Employment income: scale rate expenses: benchmark rates: questions and answers
The guidance on this page applies for the tax years up to and including 2015 to 2016. For tax years 2016 to 2017 onwards, the benchmark scale rates have been revised and are now included within the exemption for amounts which would otherwise be deductible. See EIM30200 onwards.
The following questions and answers were originally published in Revenue and Customs Bulletin 24/09 that has now been deleted. They were addressed to the employer. The answer to the first question was not intended to suggest that having notified HMRC of their intention to use the benchmark rates, employers could do so without agreement from HMRC. From April 2016, you need to consider the guidance at EIM30200 onwards.
Questions and answers
What you have to do if you want to pay benchmark scale rates to your employees?

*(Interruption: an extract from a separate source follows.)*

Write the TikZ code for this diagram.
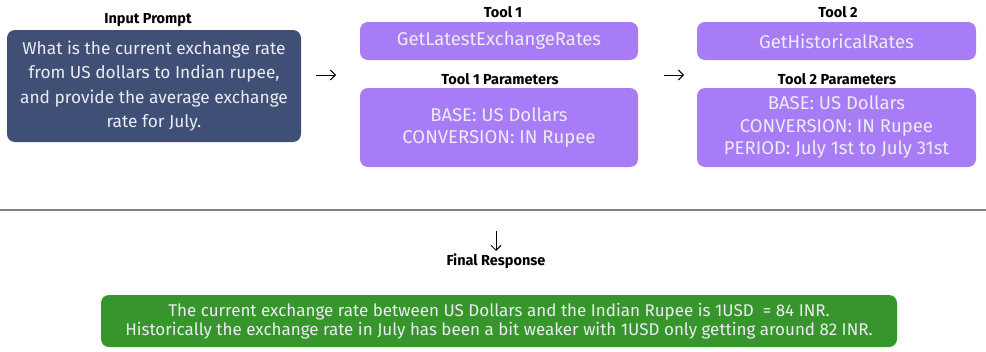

You should apply to HMRC for a dispensation. You need to complete a form P11DX, which is the form used by employers to apply for a dispensation, and submit it to HMRC. On the form you need to indicate with a tick against the appropriate statement under ‘Travel and Subsistence’ that you intend using HMRC’s benchmark scale rates to reimburse your employees’ subsistence payments. By ticking this box you would be merely notifying HMRC that you intend paying HMRC’s benchmark scale rates for day subsistence and that you have adequate management processes in place to ensure that payments are only made where all the qualifying conditions are met. If you want to apply to include other items of allowable expenditure in a dispensation for example fees and subscriptions, laundry, telephone charges, etc, you need to tick the appropriate boxes and supply the requested information on the form.
When can you pay a scale rate?
Scale rate payments may be made to employees who necessarily travel in the performance of their duties or have to travel to a temporary place of work. The statutory rules are in sections 336 to 342 ITEPA 2003. Where the employer agrees a scale rate in a dispensation, the scale rate may also be taken into account for NIC purposes.
Guidance on how the employment income travel expense rules work can be found in HMRC’s Booklet 490 ‘Employee travel - A tax and NICs guide for employers’.
When must you not pay tax and NICs free scale rates?
Tax and NICs free scale rates must not be paid where the employee is not travelling on a qualifying business journey. For example, when on a journey that involves ordinary commuting (or similar to ordinary commuting), or private travel.
Additionally, no tax and NICs free payment should be made if an employee does not incur an expense on meals after leaving home or his normal place of work, even if the journey was a qualifying business journey. This means that employees who do not buy a meal or who take a packed lunch from home are not entitled to a tax and NICs free payment.
Do employers have to use the benchmark scale rates?
Employers do not have to use the benchmark rates. They can reimburse their employees’ actual expenditure or apply to HMRC to agree a scale rate appropriate for their business needs in a dispensation. However, where an employer wants to use a higher scale rate, it will have to undertake a sampling exercise to show the higher rates are in line with what its employees’ typically spend on subsistence and agree the rate with HMRC.
What records would an employer need to keep?
An employer will need to keep sufficient records to be able to demonstrate that the employee was entitled to the payment. An employer also needs to be able to demonstrate that routine checks are undertaken to ensure that the travel expenses rules are being followed.
What happens to existing dispensations?
Existing dispensations will remain in force until they come up for review in accordance with HMRC’s rolling review programme, usually on a 5-year cycle. When the existing dispensation comes up for review the employer can choose to switch to benchmark scale rates or apply to continue to use a tailored rate. Where a new dispensation is requested the employer will have to go through the process of undertaking a statistically valid sampling exercise.
Uprating benchmark scale rates
HMRC will review the rates annually and consider revising them when there has been a change in the scale rate of plus or minus 10% based on the Consumer Price Index from when it was last revised.
How has HMRC arrived at the benchmark scale rates in question?
HMRC reviewed the scale rates agreed for a number of employers, both large and small, and based the rates on the most commonly agreed rates.
Why not have higher benchmark rates for London or other locations where prices are more expensive?
The benchmark rates are linked to what employers typically reimburse their employees and it would not be possible to break this down between different locations. Personal expenditure on subsistence varies significantly between employees even when working at the same location.
If an employer typically reimburses more than the benchmark rates then it will remain open to them to agree a higher rate with HMRC or to reimburse actual expenditure.